Of course, there are a few ways to spend money on assets that are actually enjoyable. For example, high-end collectibles that retain value can be deeply enjoyable while also retaining value. I have a passion for vintage baseball cards – cards from before World War II, mostly. Let’s say I were to continue trying to build my 1933 Goudey Gum baseball card set by buying a PSA-certified Danny MacFayden, #156 in the set. That would be an asset purchase, because I would expect the card to hold its value and likely gain a little over time, but it would also provide me some deep personal enjoyment. Many collectibles fall into this category – coins, stamps, trading cards, comic books, art, and so on.

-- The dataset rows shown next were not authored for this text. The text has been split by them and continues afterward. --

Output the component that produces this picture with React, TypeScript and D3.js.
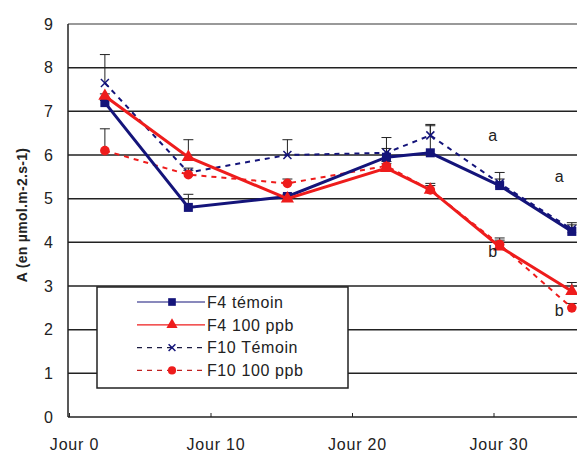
import React from "react";
import * as d3 from "d3";

// sampling days
const days = [2.5, 8.4, 15.4, 22.4, 25.5, 30.4, 35.5];
const xTicks = [0, 10, 20, 30];
const xTickLabels = ["Jour 0", "Jour 10", "Jour 20", "Jour 30"];
const yTicks = [0, 1, 2, 3, 4, 5, 6, 7, 8, 9];

const f4Temoin = [7.2, 4.8, 5.05, 5.95, 6.05, 5.3, 4.25];
const f4Ppb = [7.35, 5.95, 5.0, 5.7, 5.2, 3.9, 2.88];
const f10Temoin = [7.65, 5.6, 6.0, 6.05, 6.45, 5.35, 4.3];
const f10Ppb = [6.1, 5.55, 5.35, 5.75, 5.2, 3.95, 2.5];

const f4TemoinErr = [0.05, 0.3, 0.05, 0.45, 0.62, 0.3, 0.2];
const f4PpbErr = [0.05, 0.4, 0.05, 0.1, 0.15, 0.2, 0.2];
const f10TemoinErr = [0.65, 0.1, 0.35, 0.1, 0.25, 0.1, 0.1];
const f10PpbErr = [0.5, 0.1, 0.1, 0.1, 0.1, 0.1, 0.1];

const letters = ["a", "a", "b", "b"];
const letterDays = [29.9, 34.6, 29.9, 34.6];
const letterValues = [6.45, 5.5, 3.8, 2.45];

type Series = {
  name: string;
  values: number[];
  err: number[];
  color: string;
  legendColor: string;
  width: number;
  dash?: string;
  marker: "square" | "triangle" | "x" | "circle";
};

const NAVY = "#14147a";
const RED = "#ee1c1c";

const series: Series[] = [
  { name: "F4 témoin", values: f4Temoin, err: f4TemoinErr, color: NAVY, legendColor: NAVY, width: 3, marker: "square" },
  { name: "F4 100 ppb", values: f4Ppb, err: f4PpbErr, color: RED, legendColor: RED, width: 3, marker: "triangle" },
  { name: "F10 Témoin", values: f10Temoin, err: f10TemoinErr, color: NAVY, legendColor: "#1a1a40", width: 2, dash: "5,5", marker: "x" },
  { name: "F10 100 ppb", values: f10Ppb, err: f10PpbErr, color: RED, legendColor: "#c02020", width: 2, dash: "5,5", marker: "circle" },
];

const W = 577;
const H = 453;
const font = "'Liberation Sans', Arial, sans-serif";

const Marker: React.FC<{ kind: Series["marker"]; x: number; y: number; color: string; s?: number }> = ({ kind, x, y, color, s = 1 }) => {
  if (kind === "square") return <rect x={x - 4.5 * s} y={y - 4.5 * s} width={9 * s} height={9 * s} fill={color} />;
  if (kind === "triangle")
    return <path d={d3.symbol(d3.symbolTriangle, 75 * s * s)() ?? ""} transform={`translate(${x},${y})`} fill={color} />;
  if (kind === "circle") return <circle cx={x} cy={y} r={4.8 * s} fill={color} />;
  return (
    <g stroke={color} strokeWidth={1.5}>
      <line x1={x - 4 * s} y1={y - 4 * s} x2={x + 4 * s} y2={y + 4 * s} />
      <line x1={x - 4 * s} y1={y + 4 * s} x2={x + 4 * s} y2={y - 4 * s} />
    </g>
  );
};

const App: React.FC = () => {
  const left = 68;
  const top = 24;
  const bottom = 417;

  const x = d3.scaleLinear().domain([0, 40]).range([69.5, 69.5 + 40 * 14.15]);
  const y = d3.scaleLinear().domain([0, 9]).range([bottom, top]);

  const line = d3
    .line<number>()
    .x((_, i) => x(days[i]))
    .y((d) => y(d));

  return (
    <div style={{ position: "absolute", left: 0, top: 0 }}>
      <svg width={W} height={H} style={{ display: "block", background: "#fff" }} fontFamily={font}>
        {/* grid */}
        {yTicks.filter((t) => t > 0).map((t) => (
          <line key={t} x1={left} x2={W} y1={y(t)} y2={y(t)} stroke={t === 9 ? "#777" : "#222"} strokeWidth={1.5} />
        ))}
        {/* axes */}
        <line x1={left} x2={W} y1={bottom} y2={bottom} stroke="#222" strokeWidth={1.5} />
        <line x1={left} x2={left} y1={top} y2={bottom} stroke="#222" strokeWidth={1.5} />
        {xTicks.map((t) => (
          <line key={t} x1={x(t)} x2={x(t)} y1={bottom} y2={bottom - 4} stroke="#222" />
        ))}
        {yTicks.map((t) => (
          <text key={t} x={53} y={y(t)} dy="0.36em" textAnchor="end" fontSize={16} fill="#222">
            {t}
          </text>
        ))}
        {xTicks.map((t, i) => (
          <text key={t} x={x(t) + 5} y={450} textAnchor="middle" fontSize={16} letterSpacing={0.8} fill="#222">
            {xTickLabels[i]}
          </text>
        ))}
        <text
          transform={`translate(27,215) rotate(-90)`}
          textAnchor="middle"
          fontSize={14}
          fontWeight="bold"
          letterSpacing={0.3}
          fill="#222"
        >
          A (en µmol.m-2.s-1)
        </text>

        {/* legend box */}
        <rect x={97} y={287} width={251} height={101} fill="#fff" stroke="#222" strokeWidth={1.5} />
        {series.map((s, i) => {
          const ly = 302 + i * 22.8;
          return (
            <g key={s.name}>
              <line x1={137} x2={205} y1={ly} y2={ly} stroke={s.legendColor} strokeWidth={1.2} strokeDasharray={s.dash ? "5,5" : undefined} />
              <Marker kind={s.marker} x={172} y={ly} color={s.color} s={0.85} />
              <text x={207} y={ly} dy="0.36em" fontSize={16} letterSpacing={0.6} fill="#222">
                {s.name}
              </text>
            </g>
          );
        })}

        {/* error bars */}
        {series.map((s) =>
          s.values.map((v, i) => (
            <g key={s.name + i} stroke="#222" strokeWidth={1}>
              <line x1={x(days[i])} x2={x(days[i])} y1={y(v)} y2={y(v + s.err[i])} />
              <line x1={x(days[i]) - 5} x2={x(days[i]) + 5} y1={y(v + s.err[i])} y2={y(v + s.err[i])} />
            </g>
          ))
        )}

        {/* lines, dashed first */}
        {[2, 3, 0, 1].map((k) => {
          const s = series[k];
          return (
            <g key={s.name}>
              <path d={line(s.values) ?? ""} fill="none" stroke={s.color} strokeWidth={s.width} strokeDasharray={s.dash} />
              {s.values.map((v, i) => (
                <Marker key={i} kind={s.marker} x={x(days[i])} y={y(v)} color={s.color} />
              ))}
            </g>
          );
        })}

        {letters.map((l, i) => (
          <text key={i} x={x(letterDays[i])} y={y(letterValues[i])} dy="0.35em" textAnchor="middle" fontSize={16} fill="#222">
            {l}
          </text>
        ))}
      </svg>
    </div>
  );
};

export default App;
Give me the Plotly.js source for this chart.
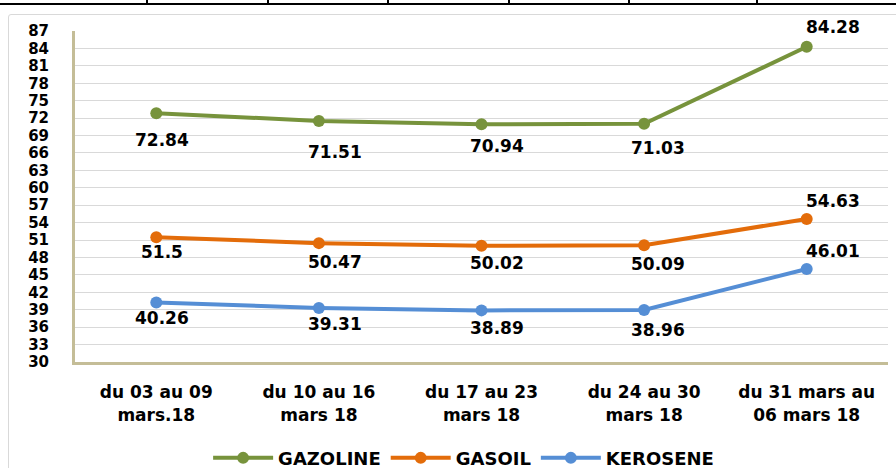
<!DOCTYPE html>
<html>
<head>
<meta charset="utf-8">
<script src="https://cdn.plot.ly/plotly-3.0.1.min.js"></script>
<style>
  html, body { margin:0; padding:0; background:#fff; }
  #wrap { position:relative; width:896px; height:468px; overflow:hidden; }
  #chart { position:absolute; left:0; top:0; width:896px; height:468px; }
  .frame { position:absolute; left:8px; top:14px; width:900px; height:470px; border:1px solid #d9d9d9; border-radius:3px; pointer-events:none; }
  .topline { position:absolute; left:0; top:3px; width:896px; height:2px; background:#000; }
  .tick { position:absolute; top:0; width:2px; height:4px; background:#000; }
</style>
</head>
<body>
<div id="wrap">
  <div class="topline"></div>
  <div class="tick" style="left:146px"></div>
  <div class="tick" style="left:267px"></div>
  <div class="tick" style="left:387px"></div>
  <div class="tick" style="left:508px"></div>
  <div class="tick" style="left:628px"></div>
  <div class="tick" style="left:756px"></div>
  <div class="frame"></div>
  <div id="chart"></div>
</div>
<script>
// ---- data ----
var categories = [
  "du 03 au 09<br>mars.18",
  "du 10 au 16<br>mars 18",
  "du 17 au 23<br>mars 18",
  "du 24 au 30<br>mars 18",
  "du 31 mars au<br>06 mars 18"
];
var gazoline = [72.84, 71.51, 70.94, 71.03, 84.28];
var gasoil   = [51.5, 50.47, 50.02, 50.09, 54.63];
var kerosene = [40.26, 39.31, 38.89, 38.96, 46.01];
var yTickValues = [30,33,36,39,42,45,48,51,54,57,60,63,66,69,72,75,78,81,84,87];

// ---- styling ----
var FONT = "DejaVu Sans, sans-serif";
var series = [
  {name:"GAZOLINE", y:gazoline, color:"#77933c", yshift:[-27,-31,-22,-24,20]},
  {name:"GASOIL",   y:gasoil,   color:"#e36c0a", yshift:[-15,-19,-17,-19,18]},
  {name:"KEROSENE", y:kerosene, color:"#558ed5", yshift:[-16,-16,-18,-20,18]}
];
var xshift = [6, 16, 15, 14, 26];

var traces = series.map(function(s){
  return {
    type:"scatter", mode:"lines+markers", name:s.name,
    x:categories, y:s.y,
    line:{color:s.color, width:4},
    marker:{color:s.color, size:12},
    hoverinfo:"skip"
  };
});

var annotations = [];
series.forEach(function(s){
  s.y.forEach(function(v, i){
    annotations.push({
      x:categories[i], y:v, xref:"x", yref:"y",
      text:String(v), showarrow:false,
      xshift:xshift[i], yshift:s.yshift[i],
      font:{family:FONT, size:17, color:"#000", weight:"bold"}
    });
  });
});

var layout = {
  width:896, height:468,
  margin:{l:75, r:8, t:31, b:106, autoexpand:false},
  paper_bgcolor:"rgba(0,0,0,0)",
  plot_bgcolor:"#fff",
  showlegend:true,
  legend:{
    orientation:"h", x:0.478, xanchor:"center",
    yref:"container", y:0.021, yanchor:"middle",
    font:{family:FONT, size:18, color:"#000", weight:"bold"},
    itemwidth:60, tracegroupgap:0
  },
  xaxis:{
    type:"category", automargin:false,
    showgrid:false, zeroline:false,
    showline:true, linecolor:"#c4bd97", linewidth:3,
    ticks:"", ticklabelstandoff:13,
    tickfont:{family:FONT, size:17, color:"#000", weight:"bold"},
    range:[-0.5, 4.5]
  },
  yaxis:{
    range:[30, 87], tickmode:"array", tickvals:yTickValues,
    ticktext:yTickValues.map(String), automargin:false,
    showgrid:true, gridcolor:"#d9d9d9", gridwidth:1,
    zeroline:false,
    showline:true, linecolor:"#c4bd97", linewidth:3,
    ticks:"", ticklabelstandoff:20,
    tickfont:{family:FONT, size:15, color:"#000", weight:"bold"}
  },
  annotations:annotations
};

Plotly.newPlot("chart", traces, layout, {displayModeBar:false, staticPlot:true});
</script>
</body>
</html>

This topic has really stirred my thoughts lately as I’ve come to the realization that the vast majority of things that bring personal enjoyment to my life are free. I allow myself a small amount to spend freely each month, but that’s mostly spent on items that just bolster what I already have – a new board game, for example, or a new book. I already have plenty of those things.
Why not take that money, save it up, and use it for an asset that also brings me personal enjoyment? Instead of buying more frivolous items in the moment, wouldn’t it make sense to save up and buy that Danny MacFayden (or something similar)? That way, not only do I have an item that brings me personal enjoyment, I’m also purchasing an asset that would be reasonably expected to retain value.
For that matter, if I have money left over after a month, why not just save it for the future? I allot myself a certain amount each month – and I put aside some of it for Gencon, which is my big annual splurge – but, most months, I don’t spend all of it. Often, there’s a temptation to spend it because I have it, so I’ll sometimes buy things that I only vaguely want just because I can.
After reflecting on the idea of assets and liabilities, it makes more sense for me to just invest that unspent money in something simple, like a savings account, and eventually use it to buy other “personal enjoyment” assets. If I have $20 left in my “free spending” money at the end of a month, I’ll just stick it in savings until I have a few hundred with which to add to my Goudey Gum baseball card set or some other similar collectible.
Are there any ways that you could turn your “free” spending into things that build value instead of things that lose value? Why not save up and buy something that will retain its value instead of spending it on little frivolous things that will just lose value?